When we read the story of Avram, we may feel a little distance – well, yeah, if God actually spoke to me and told me where to go and what to do, I would do it, too. But no, it turns out that God’s directions even to Avram, are more subtle than that. Yes, there are direct communications, but there is also a continual “showing” or unfolding. Even the first step is not explicit – how did Avram know that God meant the land of Cannan when He said “the land that I will show you.” How did God “show” him where to go? The text doesn’t explain it, I think, because it was intuitive. Avram searched out what God’s will might be by the signs and circumstances around him, and through his own reflection on what those signs might mean for him.
We are not so different from Avram, then. After all, we know we have a generalized duty to go on some journey in this life, to leave our (childhood) baggage behind and go to a place that God has in mind for us. What, where, this place is – what God really wants from us – that is for us to inuit, for us to search out based on what God “shows us,” based on the clues that continually unfold in our lives.
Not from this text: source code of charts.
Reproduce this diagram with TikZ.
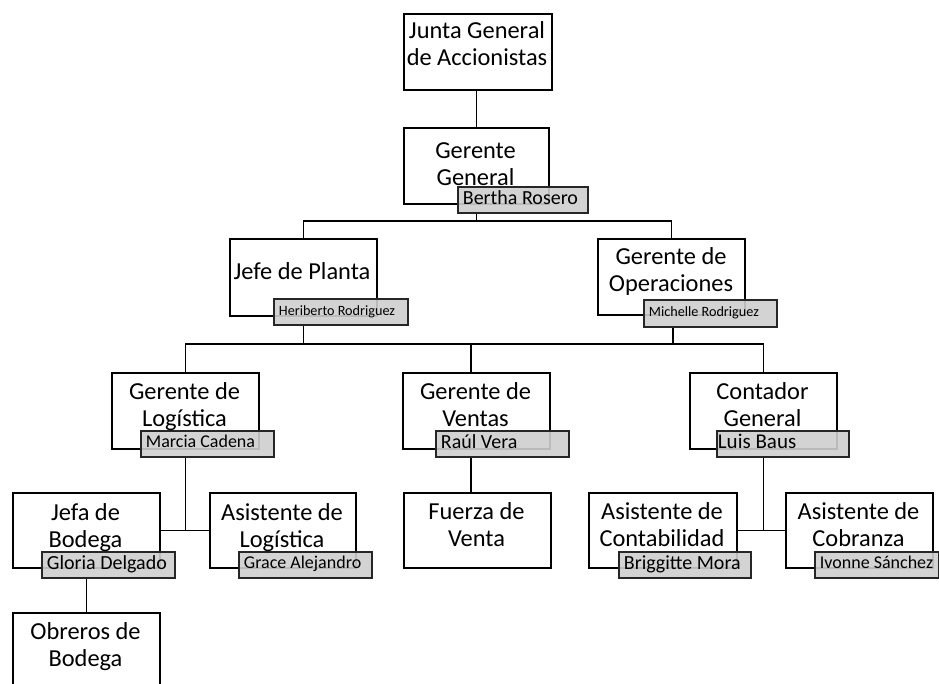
\documentclass[tikz,border=0pt]{standalone}
\usepackage{fontspec}
\setmainfont{Carlito}
\tikzset{
  orgbox/.style={draw=black, line width=1.8pt, fill=white, anchor=north west, inner sep=0pt},
  orgtag/.style={draw=black!85, line width=1.8pt, fill=gray!38, fill opacity=0.9, text opacity=1,
    anchor=north west, inner xsep=5pt, inner ysep=0pt},
  orglbl/.style={anchor=base, inner sep=0pt, font=\fontsize{24.4}{27}\selectfont},
  conn/.style={line width=1.8pt, draw=black}
}
\newcommand\obox[5]{\node[orgbox, minimum width={(#4-#2)*1pt}, minimum height={(#5-#3)*1pt}] (#1) at (#2,#3) {};}
\newcommand\otag[7]{\pgfmathsetlengthmacro\otw{(#4-#2)*1pt-10pt}%
  \pgfmathsetlengthmacro\oth{0.7*#6*1pt}%
  \pgfmathsetlengthmacro\otd{0.25*#6*1pt}%
  \node[orgtag, text height=\oth, text depth=\otd, minimum height={(#5-#3)*1pt}, font=\fontsize{#6}{#6}\selectfont] (#1) at (#2,#3) {\makebox[\otw][l]{#7}};}
\newcommand\olbl[4]{\node[orglbl] (#1) at (#2,#3) {\begin{tabular}[t]{@{}c@{}}#4\end{tabular}};}
\begin{document}
\begin{tikzpicture}[x=1pt,y=-1pt]
\useasboundingbox (0,0) rectangle (939,684);
\clip (0,0) rectangle (939,684);
\fill[white] (0,0) rectangle (939,684);

% coordinates for buses
\coordinate (bus1) at (0,221);
\coordinate (bus2) at (0,344);
\coordinate (gvx) at (471,0);

% boxes
\obox{junta}{403}{13}{551}{89}
\obox{gg}{403}{127}{548}{203}
\obox{jp}{229}{238}{376}{315}
\obox{go}{597}{238}{744}{314}
\obox{gl}{111}{372}{258}{448}
\obox{gv}{402}{372}{549}{448}
\obox{gc}{689}{372}{836}{448}
\obox{jb}{12}{492}{159}{567}
\obox{al}{209}{492}{355}{567}
\obox{fv}{403}{492}{550}{567}
\obox{ac}{588}{492}{736}{567}
\obox{aco}{785}{492}{932}{567}
\obox{ob}{12}{612}{159}{700}

% connectors
\draw[conn] (gg.north |- junta.south) -- (gg.north);
\draw[conn] (gg.south |- bus1) -- (gg.south |- 0,212);
\draw[conn] (jp.north) |- (bus1 -| go.north) -- (go.north);
\draw[conn] (jp.south |- 0,324) -- (jp.south |- bus2);
\draw[conn] (673,326) -- (673,344);
\draw[conn] (gl.north) |- (bus2 -| gc.north) -- (gc.north);
\draw[conn] (gvx |- gv.north) -- (gvx |- bus2);
\draw[conn] (gl.south |- 0,456) -- (gl.south |- jb.east);
\draw[conn] (jb.east) -- (al.west);
\draw[conn] (gvx |- 0,456) -- (gvx |- fv.north);
\draw[conn] (gc.south |- 0,456) -- (gc.south |- ac.east);
\draw[conn] (ac.east) -- (aco.west);
\draw[conn] (jb.south |- 0,577) -- (ob.north);

% name tags
\otag{ggn}{457}{186}{587}{212}{20}{Bertha Rosero}
\otag{jpn}{273}{298}{407}{324}{14.2}{Heriberto Rodriguez}
\otag{gon}{643}{299}{776}{326}{14.2}{Michelle Rodriguez}
\otag{gln}{140}{430}{273}{456}{18}{Marcia Cadena}
\otag{gvn}{435}{430}{568}{456}{20}{Raúl Vera}
\otag{gcn}{716}{430}{848}{456}{21}{\hspace{-4pt}Luis Baus}
\otag{jbn}{41}{551}{174}{577}{20}{Gloria Delgado}
\otag{aln}{238}{551}{371}{577}{18}{Grace Alejandro}
\otag{acn}{618}{551}{750}{577}{20}{Briggitte Mora}
\otag{acon}{814}{551}{938}{577}{18}{Ivonne Sánchez}

% labels
\olbl{junta-t}{477}{39}{Junta General\\de Accionistas}
\olbl{gg-t}{475.5}{159}{Gerente\\General}
\olbl{jp-t}{302}{280}{Jefe de Planta}
\olbl{go-t}{671}{265}{Gerente de\\Operaciones}
\olbl{gl-t}{184.5}{399}{Gerente de\\Logística}
\olbl{gv-t}{475.5}{399}{Gerente de\\Ventas}
\olbl{gc-t}{762.5}{399}{Contador\\General}
\olbl{jb-t}{85.5}{520}{Jefa de\\Bodega}
\olbl{al-t}{282}{520}{Asistente de\\Logística}
\olbl{fv-t}{476.5}{519}{Fuerza de\\Venta}
\olbl{ac-t}{662}{519}{Asistente de\\Contabilidad}
\olbl{aco-t}{858.5}{519}{Asistente de\\Cobranza}
\olbl{ob-t}{85.5}{639}{Obreros de\\Bodega}
\end{tikzpicture}
\end{document}
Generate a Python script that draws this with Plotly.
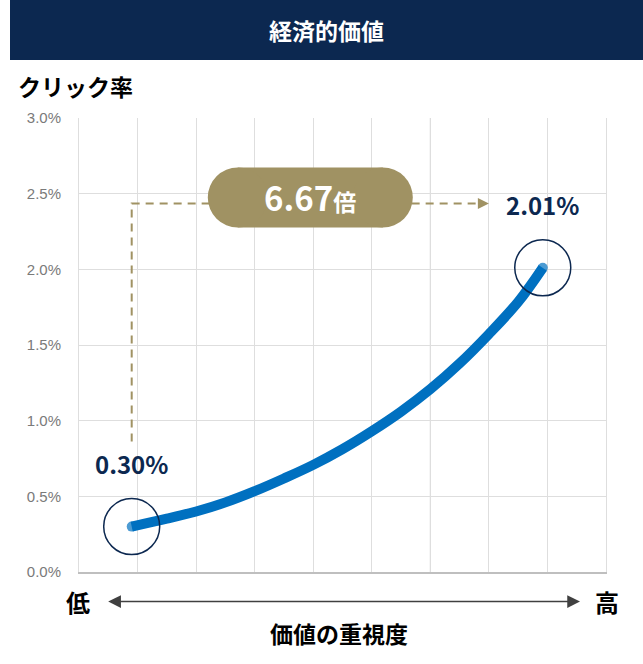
import plotly.graph_objects as go

# データ
x_vals = [0.90, 1.50, 2.00, 2.50, 3.00, 3.50, 4.00, 4.50, 5.00, 5.50, 6.00, 6.50, 7.00, 7.50, 7.92]
ctr_vals = [0.30, 0.352, 0.40, 0.46, 0.534, 0.618, 0.708, 0.812, 0.93, 1.06, 1.208, 1.378, 1.572, 1.785, 2.01]
y_ticks = [0.0, 0.5, 1.0, 1.5, 2.0, 2.5, 3.0]
ratio_label = "6.67"

NAVY = "#0c2850"
BLUE = "#0070c0"
KHAKI = "#a09263"
JP = "Noto Sans CJK JP"

W, H = 643, 664
L, R, T, B = 79, 37, 118, 92
PW, PH = W - L - R, H - T - B


def px(xp):
    return (xp - L) / PW


def py(yp):
    return (H - B - yp) / PH


fig = go.Figure()

sizes = [0] * len(x_vals)
sizes[0] = sizes[-1] = 10
fig.add_trace(go.Scatter(
    x=x_vals, y=ctr_vals, mode="lines+markers",
    line=dict(color=BLUE, width=10, shape="spline", smoothing=1),
    marker=dict(color=BLUE, size=sizes, line=dict(width=0)),
    hoverinfo="skip", showlegend=False,
))

shapes = []
# ヘッダー帯
shapes.append(dict(type="rect", xref="paper", yref="paper",
                   x0=px(10), x1=px(643), y0=py(60), y1=py(0),
                   fillcolor=NAVY, line=dict(width=0), layer="below"))
# 始点・終点の円
for xi, yi in [(x_vals[0], ctr_vals[0]), (x_vals[-1], ctr_vals[-1])]:
    shapes.append(dict(type="circle", xref="x", yref="y",
                       xsizemode="pixel", ysizemode="pixel",
                       xanchor=xi, yanchor=yi, x0=-28, x1=28, y0=-28, y1=28,
                       line=dict(color=NAVY, width=1.5)))

# 点線(始点から上、右へ)
dash_y = 2.435
dash_end = 6.81
shapes.append(dict(type="path", xref="x", yref="y",
                   path=f"M{x_vals[0]},0.862 L{x_vals[0]},{dash_y} L{dash_end},{dash_y}",
                   line=dict(color=KHAKI, width=2, dash="8px,6px")))

# ピル型ラベル
pill_x, pill_y = 3.95, 2.475
for x0, x1, kind in [(-72.5, 72.5, "rect"), (-102.5, -42.5, "circle"), (42.5, 102.5, "circle")]:
    shapes.append(dict(type=kind, xref="x", yref="y",
                       xsizemode="pixel", ysizemode="pixel",
                       xanchor=pill_x, yanchor=pill_y, x0=x0, x1=x1, y0=-30, y1=30,
                       fillcolor=KHAKI, line=dict(width=0)))

# 格子線のうち少し濃い線
shapes.append(dict(type="line", xref="x", yref="paper", x0=6, x1=6, y0=0, y1=1,
                   line=dict(color="#c8c8c8", width=1), layer="below"))


def label(text, xp, yp, size, color="black"):
    return dict(text=text, x=px(xp), y=py(yp), xref="paper", yref="paper",
                xanchor="center", yanchor="middle", showarrow=False,
                font=dict(family=JP, size=size, color=color, weight="bold"))


annotations = [
    label("経済的価値", 326.5, 30, 23, "white"),
    dict(text="クリック率", x=px(16), y=py(86), xref="paper", yref="paper",
         xanchor="left", yanchor="middle", showarrow=False,
         font=dict(family=JP, size=23, color="black", weight="bold")),
    label("低", 78, 601, 24),
    label("高", 606.7, 601, 24),
    label("価値の重視度", 339, 633, 23),
    # 横軸の両矢印
    dict(text="", x=px(580), y=py(601.5), xref="paper", yref="paper",
         ax=-473.3, ay=0, axref="pixel", ayref="pixel",
         showarrow=True, arrowside="end+start", arrowhead=2, startarrowhead=2,
         arrowsize=1.7, startarrowsize=1.7, arrowwidth=1.5, arrowcolor="#404040"),
    # 点線の矢じり
    dict(text="", x=7.0, y=dash_y, xref="x", yref="y", ax=-11, ay=0,
         showarrow=True, arrowhead=2, arrowsize=1.1, arrowwidth=2, arrowcolor=KHAKI),
    # 倍率
    dict(text=f"{ratio_label}<span style='font-size:23px'>倍</span>", x=pill_x, y=pill_y,
         xref="x", yref="y", showarrow=False, xanchor="center", yanchor="middle",
         font=dict(family=JP, size=33, color="white", weight="bold")),
]
for xi, yi in [(x_vals[0], ctr_vals[0]), (x_vals[-1], ctr_vals[-1])]:
    annotations.append(dict(text=f"{yi:.2f}%", x=xi, y=yi, xref="x", yref="y",
                            yshift=63, showarrow=False, xanchor="center", yanchor="middle",
                            font=dict(family=JP, size=24, color=NAVY, weight="bold")))

fig.update_layout(
    width=W, height=H,
    margin=dict(l=L, r=R, t=T, b=B),
    paper_bgcolor="white", plot_bgcolor="white",
    shapes=shapes, annotations=annotations,
    hovermode=False,
    xaxis=dict(range=[0, 9], dtick=1, tick0=0, showticklabels=False,
               showgrid=True, gridcolor="#dedede", gridwidth=1, zeroline=False,
               showline=True, linecolor="#bfbfbf", linewidth=1.5, fixedrange=True),
    yaxis=dict(range=[0, 3.0], tickvals=y_ticks, ticktext=[f"{v:.1f}%" for v in y_ticks],
               showgrid=True, gridcolor="#dedede", gridwidth=1, zeroline=False,
               showline=True, linecolor="#dedede", mirror=True,
               ticklabelstandoff=14, fixedrange=True,
               tickfont=dict(family="Liberation Sans Narrow, Liberation Sans", size=15,
                             color="#7a7a7a")),
)

fig.write_html("out.html", config={"displayModeBar": False},
               post_script="document.body.style.margin='0';")
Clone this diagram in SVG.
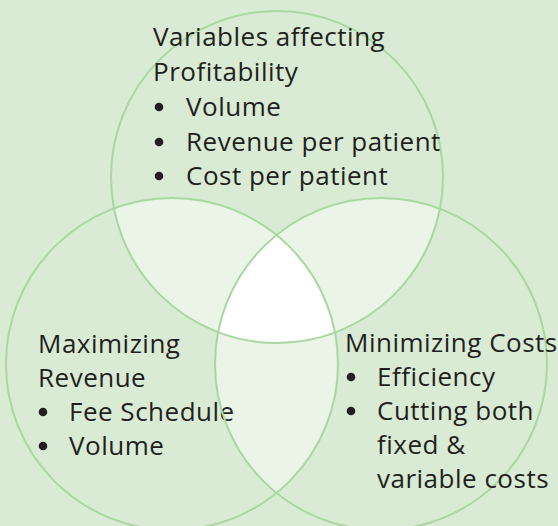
<svg xmlns="http://www.w3.org/2000/svg" width="558" height="526" viewBox="0 0 558 526">
<style>
.ring{fill:none;stroke:#a9d7a0;stroke-width:2}
.pair{fill:#eaf4e7}
.t{font-family:"Open Sans","Noto Sans","Liberation Sans",sans-serif;font-size:26px;letter-spacing:0.5px;fill:#231f20}
.b{fill:#231f20}
</style>
<defs>
<clipPath id="cT"><circle cx="277" cy="177" r="166"/></clipPath>
<clipPath id="cL"><circle cx="172" cy="364" r="166"/></clipPath>
<clipPath id="cR"><circle cx="381" cy="364" r="166"/></clipPath>
</defs>
<rect width="558" height="526" fill="#d9ebd4"/>
<g id="overlaps">
<circle class="pair" cx="172" cy="364" r="166" clip-path="url(#cT)"/>
<circle class="pair" cx="381" cy="364" r="166" clip-path="url(#cT)"/>
<circle class="pair" cx="381" cy="364" r="166" clip-path="url(#cL)"/>
<g clip-path="url(#cL)"><circle cx="381" cy="364" r="166" fill="#ffffff" clip-path="url(#cT)"/></g>
</g>
<g id="top">
<circle class="ring" cx="277" cy="177" r="166"/>
<text class="t" x="153" y="46">Variables affecting</text>
<text class="t" x="153" y="81">Profitability</text>
<circle class="b" cx="159" cy="107" r="4.3"/><text class="t" x="186" y="116">Volume</text>
<circle class="b" cx="159" cy="142" r="4.3"/><text class="t" x="186" y="151">Revenue per patient</text>
<circle class="b" cx="159" cy="176" r="4.3"/><text class="t" x="186" y="185">Cost per patient</text>
</g>
<g id="left">
<circle class="ring" cx="172" cy="364" r="166"/>
<text class="t" x="38" y="353">Maximizing</text>
<text class="t" x="38" y="387">Revenue</text>
<circle class="b" cx="43" cy="412" r="4.3"/><text class="t" x="69" y="421">Fee Schedule</text>
<circle class="b" cx="43" cy="446" r="4.3"/><text class="t" x="69" y="455">Volume</text>
</g>
<g id="right">
<circle class="ring" cx="381" cy="364" r="166"/>
<text class="t" x="345" y="352">Minimizing Costs</text>
<circle class="b" cx="351" cy="377" r="4.3"/><text class="t" x="377" y="386">Efficiency</text>
<circle class="b" cx="351" cy="411" r="4.3"/><text class="t" x="377" y="420">Cutting both</text>
<text class="t" x="377" y="454">fixed &amp;</text>
<text class="t" x="377" y="488">variable costs</text>
</g>
</svg>
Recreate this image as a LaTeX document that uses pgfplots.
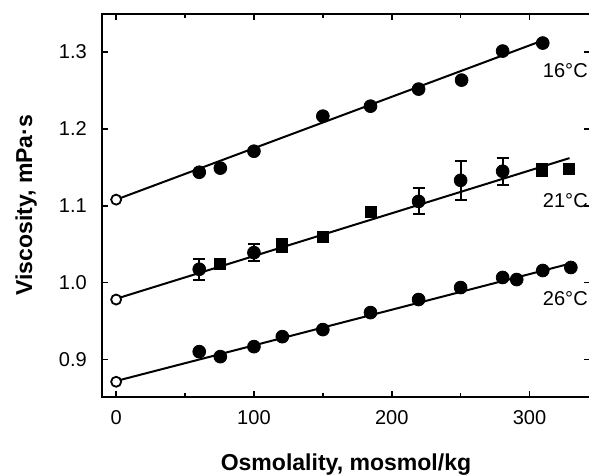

And at different points we may be led in different directions. Sometimes it may even seem that we are being led to “Egypt,” to the wrong kind of place, in the opposite direction of our destiny. What we learn from Avram is not to hold on to the original destination point or to some idealized notion of what our destination point should be, but to allow ourselves to be continually led, to allow ourselves to be continually “shown” – through all the seemingly random happenings of our lives – the next step and the next step on our divinely guided journey.